--- BEGIN Data provided ---

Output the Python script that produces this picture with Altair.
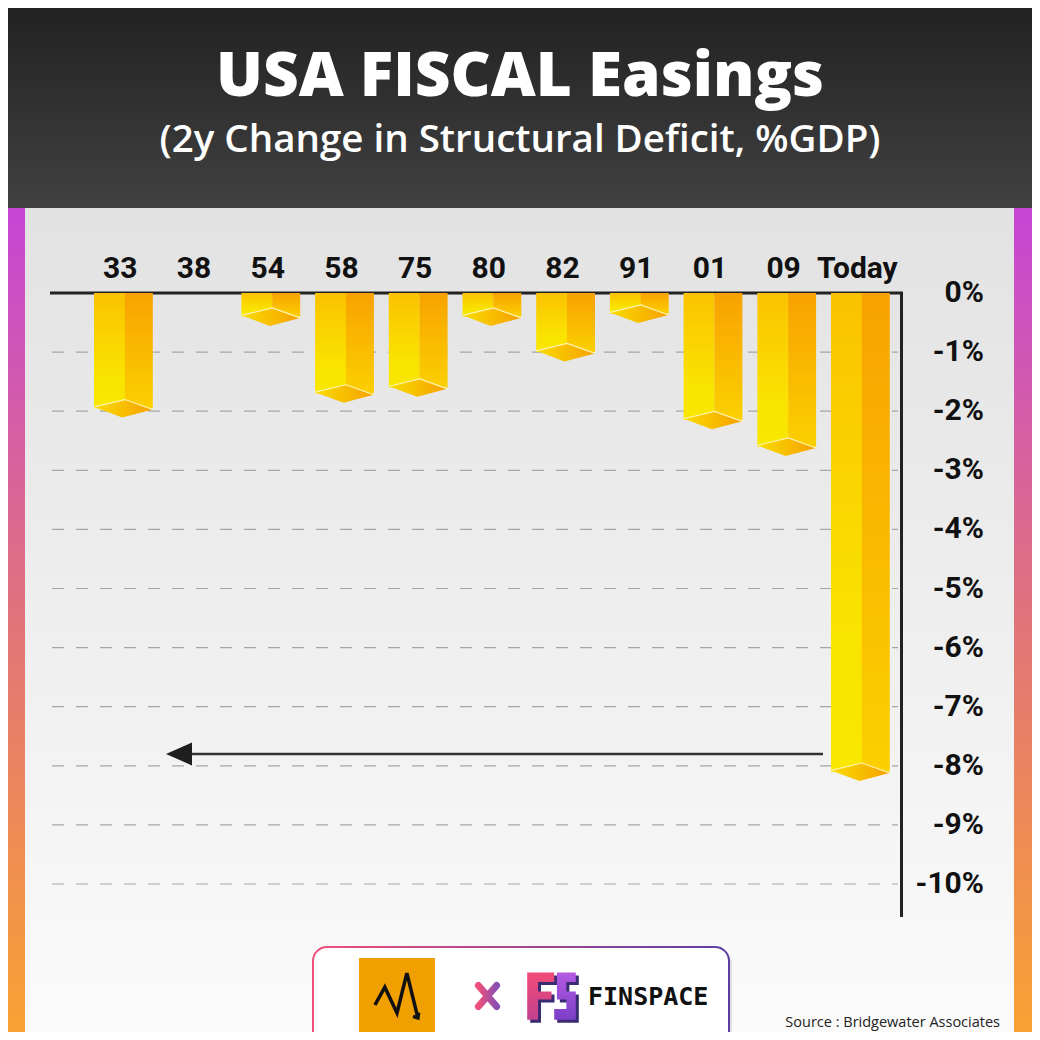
import altair as alt
import pandas as pd

# ---------------- data ----------------
categories = ["33", "38", "54", "58", "75", "80", "82", "91", "01", "09", "Today"]
values = [-1.95, 0.0, -0.4, -1.7, -1.6, -0.4, -1.0, -0.35, -2.15, -2.6, -8.1]
tick_values = [0, -1, -2, -3, -4, -5, -6, -7, -8, -9, -10]
tick_labels = ["0%", "-1%", "-2%", "-3%", "-4%", "-5%", "-6%", "-7%", "-8%", "-9%", "-10%"]
arrow_level = [-7.8]
title_text = "USA FISCAL Easings"
subtitle_text = "(2y Change in Structural Deficit, %GDP)"
source_text = "Source : Bridgewater Associates"

W = H = 1024

bars = pd.DataFrame({"cat": categories, "v": values})
ticks = pd.DataFrame({"t": tick_values, "lab": tick_labels})
arrow = pd.DataFrame({"lvl": arrow_level})
one = pd.DataFrame({"a": [0]})

xs = alt.Scale(domain=categories, range=[78.45, 889.15], paddingInner=0, paddingOuter=0)
ys = alt.Scale(domain=[-10, 0], range=[876, 285])


def grad(stops, vertical=True):
    d = {"gradient": "linear", "stops": [{"offset": o, "color": c} for o, c in stops]}
    if vertical:
        d.update(x1=0, y1=0, x2=0, y2=1)
    else:
        d.update(x1=0, y1=0, x2=1, y2=0)
    return d


def box(x, x2, y, y2, **mk):
    return alt.Chart(one).mark_rect(**mk).encode(
        x=alt.value(x), x2=alt.value(x2), y=alt.value(y), y2=alt.value(y2))


def label(txt, x, y, **mk):
    return alt.Chart(one).mark_text(text=txt, **mk).encode(x=alt.value(x), y=alt.value(y))


def sym(path, x, y, size, **mk):
    return alt.Chart(one).mark_point(shape=path, size=size, opacity=1, **mk).encode(
        x=alt.value(x), y=alt.value(y))


X = alt.X("cat:N", scale=xs, axis=None)

# ---------------- background ----------------
bg = box(0, W, 0, H, fill="#ffffff")
header = box(0, W, 0, 200, fill=grad([(0, "#222222"), (1, "#414141")]))
side_grad = grad([(0, "#c646d6"), (0.5, "#e2737a"), (1, "#f9a233")])
left_side = box(0, 17, 200, H, fill=side_grad)
right_side = box(1006, W, 200, H, fill=side_grad)
panel = box(17, 1006, 200, H, fill=grad([(0, "#e2e2e2"), (1, "#fbfbfb")]))

# ---------------- grid & axes ----------------
gridlines = alt.Chart(ticks).transform_filter("datum.t < 0").mark_rule(
    stroke="#a6a6a6", strokeWidth=1.2, strokeDash=[12, 12]).encode(
    x=alt.value(44), x2=alt.value(890), y=alt.Y("t:Q", scale=ys, axis=None))

top_axis = alt.Chart(ticks).transform_filter("datum.t == 0").mark_rule(
    stroke="#222222", strokeWidth=3).encode(
    x=alt.value(42), x2=alt.value(895), y=alt.Y("t:Q", scale=ys, axis=None))

right_axis = alt.Chart(ticks).transform_filter("datum.t == 0").mark_rule(
    stroke="#222222", strokeWidth=3).encode(
    x=alt.value(893.5), y=alt.Y("t:Q", scale=ys, axis=None), y2=alt.value(909))

# ---------------- 3D bars ----------------
left_face = alt.Chart(bars).mark_bar(
    width=31, xOffset=-13.8,
    fill=grad([(0, "#fbc200"), (0.7, "#f9e300"), (1, "#f9e800")])).encode(
    x=X, y=alt.Y("v:Q", scale=ys, axis=None, stack=None), y2=alt.datum(0))

right_face = alt.Chart(bars).mark_bar(
    width=28, xOffset=15.5,
    fill=grad([(0, "#f8a200"), (1, "#fbd000")])).encode(
    x=X, y=alt.Y("v:Q", scale=ys, axis=None, stack=None), y2=alt.datum(0))

DIAMOND = "M-1,-0.044 L0.058,-0.297 L1.003,0.044 L-0.034,0.317 Z"
EDGE = "M-1,-0.044 L0.058,-0.297 L1.003,0.044"

bottoms = alt.Chart(bars).transform_filter("datum.v < 0").mark_point(
    shape=DIAMOND, size=3434, filled=True, opacity=1, strokeWidth=0,
    fill=grad([(0, "#f9dc00"), (1, "#f6a000")], vertical=False)).encode(
    x=X, y=alt.Y("v:Q", scale=ys, axis=None))

edges = alt.Chart(bars).transform_filter("datum.v < 0").mark_point(
    shape=EDGE, size=3434, filled=False, opacity=1, stroke="#fff4b0", strokeWidth=1.2).encode(
    x=X, y=alt.Y("v:Q", scale=ys, axis=None))

# ---------------- arrow ----------------
arrow_line = alt.Chart(arrow).mark_rule(stroke="#333333", strokeWidth=2.5).encode(
    x=alt.value(182), x2=alt.value(815), y=alt.Y("lvl:Q", scale=ys, axis=None))
arrow_head = alt.Chart(arrow).mark_point(
    shape="M-1,0 L1,-0.88 L1,0.88 Z", size=676, filled=True, opacity=1,
    fill="#1e1e1e", strokeWidth=0).encode(
    x=alt.value(171), y=alt.Y("lvl:Q", scale=ys, axis=None))

# ---------------- labels ----------------
cat_labels = alt.Chart(bars).mark_text(
    font="Roboto", fontSize=30, fontWeight="bold", color="#111111", dx=-3,
    baseline="alphabetic").encode(x=X, y=alt.value(270), text="cat:N")

y_labels = alt.Chart(ticks).mark_text(
    font="Roboto", fontSize=30, fontWeight="bold", color="#111111",
    align="right", baseline="middle").encode(
    x=alt.value(976), y=alt.Y("t:Q", scale=ys, axis=None), text="lab:N")

title = label(title_text, 512, 88, font="Open Sans", fontSize=62, fontWeight=800,
              color="#ffffff", align="center", baseline="alphabetic")
subtitle = label(subtitle_text, 512, 144, font="Open Sans", fontSize=38.5, fontWeight=600,
                 color="#ffffff", align="center", baseline="alphabetic")

# ---------------- footer / logos ----------------
shadow = box(308, 724, 942, 1060, fill="#000000", opacity=0.10, cornerRadius=14)
logo_box = box(305, 721, 939, 1060, fill="#ffffff", cornerRadius=14, strokeWidth=2,
               stroke=grad([(0, "#ef4f7a"), (1, "#5b3fa5")], vertical=False))
orange = box(351, 427, 950, 1025, fill="#f0a000")
zigzag = sym("M-0.58,0.25 L-0.32,-0.22 L0,0.46 L0.26,-0.59 L0.55,0.59 M0.42,0.55 L0.55,0.59 L0.57,0.45",
             389, 987.5, 5776, filled=False, stroke="#111111", strokeWidth=3.5)
cross = sym("M-0.65,-0.75 L0.65,0.75 M0.65,-0.75 L-0.65,0.75", 479.5, 988, 784,
            filled=False, strokeWidth=7, strokeCap="round",
            stroke=grad([(0, "#f04f7c"), (1, "#8a4fb0")], vertical=False))
F_PATH = ("M-0.9,-0.85 L0.1,-0.85 L0.1,-0.5 L-0.5,-0.5 L-0.5,-0.15 L0,-0.15 "
          "L0,0.15 L-0.5,0.15 L-0.5,0.9 L-0.9,0.9 Z")
S_PATH = ("M0.2,-0.85 L0.9,-0.85 L0.9,-0.5 L0.55,-0.5 L0.55,-0.15 L0.9,-0.15 "
          "L0.9,0.9 L0.1,0.9 L0.1,0.5 L0.55,0.5 L0.55,0.15 L0.2,0.15 Z")
f_shadow = sym(F_PATH, 546.5, 990.5, 2916, filled=True, fill="#3a2a72", strokeWidth=0)
s_shadow = sym(S_PATH, 546.5, 990.5, 2916, filled=True, fill="#3a2a72", strokeWidth=0)
f_logo = sym(F_PATH, 543.5, 987.5, 2916, filled=True, strokeWidth=0,
             fill=grad([(0, "#f24c78"), (1, "#c2408f")]))
s_logo = sym(S_PATH, 543.5, 987.5, 2916, filled=True, strokeWidth=0,
             fill=grad([(0, "#b45ae2"), (1, "#7d3fc8")]))
finspace = label("FINSPACE", 580, 997, font="DejaVu Sans Mono", fontSize=25, fontWeight="bold",
                 color="#111111", align="left", baseline="alphabetic")
source = label(source_text, 992, 1019, font="Open Sans", fontSize=14.5, color="#222222",
               align="right", baseline="alphabetic")

chart = alt.layer(
    bg, header, left_side, right_side, panel,
    gridlines, top_axis, right_axis,
    left_face, right_face, bottoms, edges,
    arrow_line, arrow_head,
    cat_labels, y_labels, title, subtitle,
    shadow, logo_box, orange, zigzag, cross, f_shadow, s_shadow, f_logo, s_logo,
    finspace, source,
).properties(
    width=W, height=H, autosize=alt.AutoSizeParams(type="none"), padding=0
).configure_view(stroke=None).configure(background="#ffffff")

chart.save("out.html", embed_options={"renderer": "svg", "actions": False})
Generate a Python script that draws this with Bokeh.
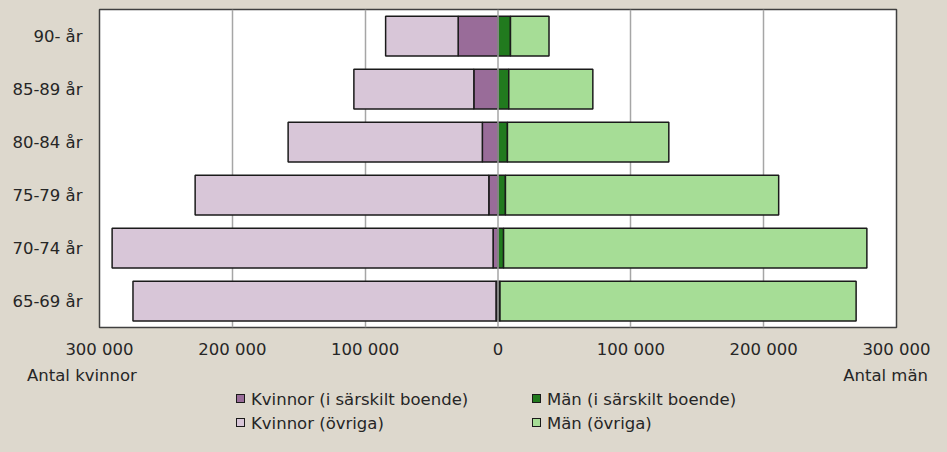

--- END Data provided ---

== Prompt ==
State the count of lines that contain the string "script". Nothing else is needed.

== Answer to the task ==
2